Exercise goal: Take the lines from the head of the listing through the one bearing "66.7, 67.0, 65.8]" and copy them exactly, leaving every picture out.

○ ○ ○ ○

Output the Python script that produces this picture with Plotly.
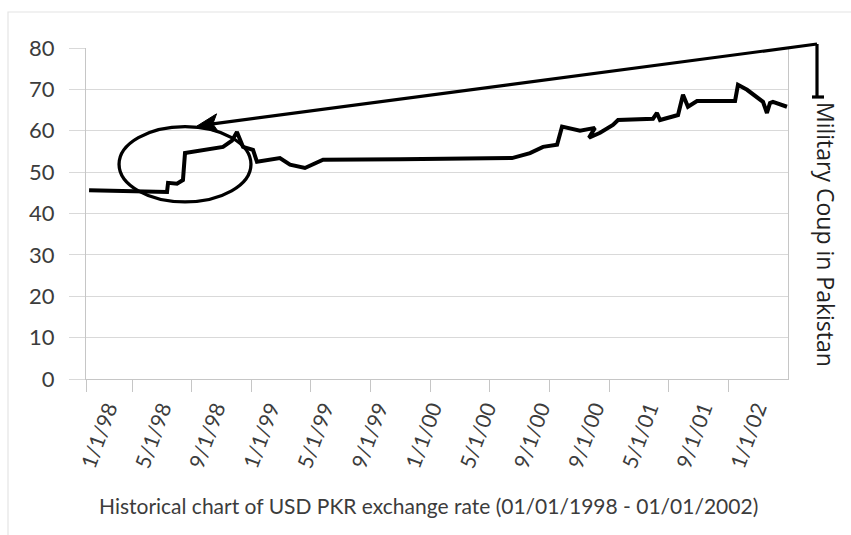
import plotly.graph_objects as go

# USD/PKR exchange rate, x measured in months from the start of 1998
months = [0.21, 5.54, 5.61, 6.09, 6.22, 6.63, 6.77, 9.37, 9.98, 10.32, 10.74, 11.42,
          11.69, 13.26, 13.95, 14.97, 16.21, 21.5, 28.65, 29.13, 30.36, 31.25, 32.21,
          32.55, 33.78, 34.80, 34.39, 35.15, 36.03, 36.38, 38.77, 39.04, 39.25, 40.48,
          40.82, 41.16, 41.78, 44.38, 44.58, 45.20, 46.29, 46.56, 46.77, 46.97, 47.93]
rate = [45.6, 45.2, 47.4, 47.4, 47.2, 48.1, 54.6, 56.1, 57.6, 59.7, 56.1, 55.4,
        52.5, 53.4, 51.8, 51.0, 53.0, 53.1, 53.3, 53.4, 54.6, 56.1, 56.6,
        61.0, 60.0, 60.7, 58.3, 59.5, 61.4, 62.6, 62.9, 64.3, 62.6, 63.8,
        68.7, 65.8, 67.2, 67.2, 71.1, 69.9, 67.0, 64.3, 66.7, 67.0, 65.8]

tick_labels = ["1/1/98", "5/1/98", "9/1/98", "1/1/99", "5/1/99", "9/1/99", "1/1/00",
               "5/1/00", "9/1/00", "9/1/00", "5/1/01", "9/1/01", "1/1/02"]

x_title = "Historical chart of USD PKR exchange rate (01/01/1998 - 01/01/2002)"
event_text = "Military Coup in Pakistan"

W, H = 851, 535
L, R, T, B = 86, 63, 48, 156
PW, PH = W - L - R, H - T - B
XMAX, YMAX = 48.0, 80.0

# label and tick-mark layout along the category axis
label_pos = [1.5 + 3.70 * i for i in range(len(tick_labels))]
mark_pos = [0.0] + [3.15 + 4.078 * k for k in range(12)]


def px_to_paper(px, py):
    return (px - L) / PW, (H - B - py) / PH


GRID = "#d9d9d9"
AXIS = "#c6c6c6"
TXT = "#3c3c3c"

fig = go.Figure()
fig.add_trace(go.Scatter(x=months, y=rate, mode="lines",
                         line=dict(color="black", width=4),
                         showlegend=False, hoverinfo="skip"))
# invisible trace to activate the tick-mark axis
fig.add_trace(go.Scatter(x=[0], y=[0], xaxis="x2", mode="markers",
                         marker=dict(opacity=0), showlegend=False, hoverinfo="skip"))

shapes = []
# outer chart frame
fx0, fy0 = px_to_paper(8, 12)
fx1, fy1 = px_to_paper(870, 560)
shapes.append(dict(type="rect", xref="paper", yref="paper", x0=fx0, y0=fy1, x1=fx1, y1=fy0,
                   line=dict(color="#e4e4e4", width=1.2), layer="below"))

# ellipse around the 1998 jump
shapes.append(dict(type="circle", xref="x", yref="y", x0=2.26, x1=11.28, y0=42.8, y1=61.0,
                   line=dict(color="black", width=3.3)))

# bracket and arrow to the event label
tail = (817, 44)
tip = (197, 126)
bx, by = px_to_paper(817, 44)
cx, cy = px_to_paper(817, 97)
shapes.append(dict(type="line", xref="paper", yref="paper", x0=bx, y0=by, x1=cx, y1=cy,
                   line=dict(color="black", width=3.2)))
c0x, _ = px_to_paper(812, 97)
c1x, _ = px_to_paper(824, 97)
shapes.append(dict(type="line", xref="paper", yref="paper", x0=c0x, y0=cy, x1=c1x, y1=cy,
                   line=dict(color="black", width=3.2)))

dx, dy = tip[0] - tail[0], tip[1] - tail[1]
ln = (dx * dx + dy * dy) ** 0.5
ux, uy = dx / ln, dy / ln
nx, ny = -uy, ux
hl, hw = 21, 9.5
base = (tip[0] - ux * hl, tip[1] - uy * hl)
notch = (tip[0] - ux * (hl - 5), tip[1] - uy * (hl - 5))
p1 = (base[0] + nx * hw, base[1] + ny * hw)
p2 = (base[0] - nx * hw, base[1] - ny * hw)
sx, sy = px_to_paper(*notch)
shapes.append(dict(type="line", xref="paper", yref="paper", x0=bx, y0=by, x1=sx, y1=sy,
                   line=dict(color="black", width=3.2)))
pts = [px_to_paper(*p) for p in (tip, p1, notch, p2)]
path = "M " + " L ".join(f"{a:.5f},{b:.5f}" for a, b in pts) + " Z"
shapes.append(dict(type="path", xref="paper", yref="paper", path=path,
                   fillcolor="black", line=dict(color="black", width=1)))

tx, ty = px_to_paper(826, 234)
ax_, ay_ = px_to_paper(428, 505)
annotations = [
    dict(text=event_text, xref="paper", yref="paper", x=tx, y=ty, textangle=90,
         showarrow=False, xanchor="center", yanchor="middle",
         font=dict(family="Open Sans", size=23, color="#222222")),
    dict(text=x_title, xref="paper", yref="paper", x=ax_, y=ay_,
         showarrow=False, xanchor="center", yanchor="middle",
         font=dict(family="Lato", size=21, color=TXT)),
]

fig.update_layout(
    width=W, height=H,
    margin=dict(l=L, r=R, t=T, b=B, pad=0),
    plot_bgcolor="white", paper_bgcolor="white",
    shapes=shapes, annotations=annotations,
    xaxis=dict(range=[0, XMAX], tickmode="array", tickvals=label_pos, ticktext=tick_labels,
               tickangle=-70, ticks="", showgrid=False, zeroline=False,
               showline=True, linecolor=AXIS, linewidth=1.2,
               ticklabelstandoff=8,
               tickfont=dict(family="Lato", size=21, color=TXT)),
    xaxis2=dict(range=[0, XMAX], overlaying="x", side="bottom", tickmode="array",
                tickvals=mark_pos, ticks="outside", ticklen=12, tickcolor=AXIS, tickwidth=1.2,
                showticklabels=False, showgrid=False, zeroline=False, showline=False),
    yaxis=dict(range=[0, YMAX], dtick=10, showgrid=True, gridcolor=GRID, gridwidth=1.2,
               zeroline=False, showline=True, mirror=True, linecolor=AXIS, linewidth=1.2,
               ticks="outside", ticklen=16, tickcolor=GRID, tickwidth=1.2,
               ticklabelstandoff=10,
               tickfont=dict(family="Lato", size=22, color=TXT)),
)

fig.write_html("out.html")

○ ○ ○ ○

Written answer:
Output the Python script that produces this picture with Plotly.
import plotly.graph_objects as go

# USD/PKR exchange rate, x measured in months from the start of 1998
months = [0.21, 5.54, 5.61, 6.09, 6.22, 6.63, 6.77, 9.37, 9.98, 10.32, 10.74, 11.42,
          11.69, 13.26, 13.95, 14.97, 16.21, 21.5, 28.65, 29.13, 30.36, 31.25, 32.21,
          32.55, 33.78, 34.80, 34.39, 35.15, 36.03, 36.38, 38.77, 39.04, 39.25, 40.48,
          40.82, 41.16, 41.78, 44.38, 44.58, 45.20, 46.29, 46.56, 46.77, 46.97, 47.93]
rate = [45.6, 45.2, 47.4, 47.4, 47.2, 48.1, 54.6, 56.1, 57.6, 59.7, 56.1, 55.4,
        52.5, 53.4, 51.8, 51.0, 53.0, 53.1, 53.3, 53.4, 54.6, 56.1, 56.6,
        61.0, 60.0, 60.7, 58.3, 59.5, 61.4, 62.6, 62.9, 64.3, 62.6, 63.8,
        68.7, 65.8, 67.2, 67.2, 71.1, 69.9, 67.0, 64.3, 66.7, 67.0, 65.8]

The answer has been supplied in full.